Since writing last fortnight’s blog post about recent visitors to the museum from Norway and Austria, the Archivist has continued in reminiscing mood. One visit that stands out in his mind was made some years ago by Peruvian documentary film-makers interested in the visit made to Bethlem by the French socialist and proto-feminist thinker Flora Tristan in 1840. She signed Bethlem’s visitors’ book (now held in the Archives) and later wrote of her experiences in Promenades dans Londres (published in English translation under the title Flora Tristan’s London Journal 1840).

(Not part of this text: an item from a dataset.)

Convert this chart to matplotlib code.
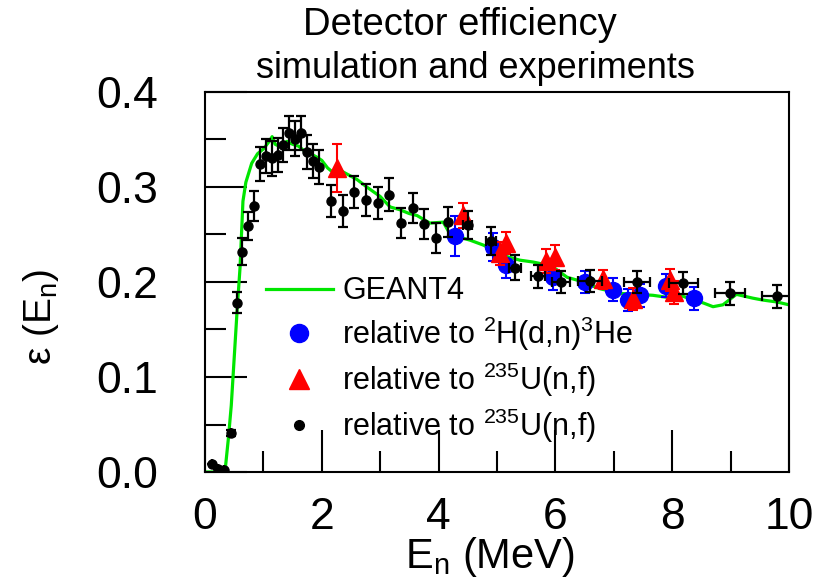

In it she makes the ostensibly unflattering observation that ‘it is generally accepted that England is the country with the greatest number of insane’. But an explanation is offered for this: England is, according to Tristan, ‘the country where free inquiry gives rise to the greatest number of religious and philosophical sects…[and] the more a people is inclined, by its religion and its philosophy, to resignation, the fewer madmen there are in its midst; whereas those peoples who by reason govern their religious beliefs and their conduct in life are those among whom one finds the greatest number of insane’ (London Journal, pp. 159-160).
Following in the footsteps of those Peruvian documentary makers, another film crew is coming (at short notice) to the Archives & Museum next Monday, 5 July. Please note that the Archives & Museum, which is ordinarily open to the public on weekdays between 9.30am and 4.30pm, will have to close at midday on this day to accommodate them.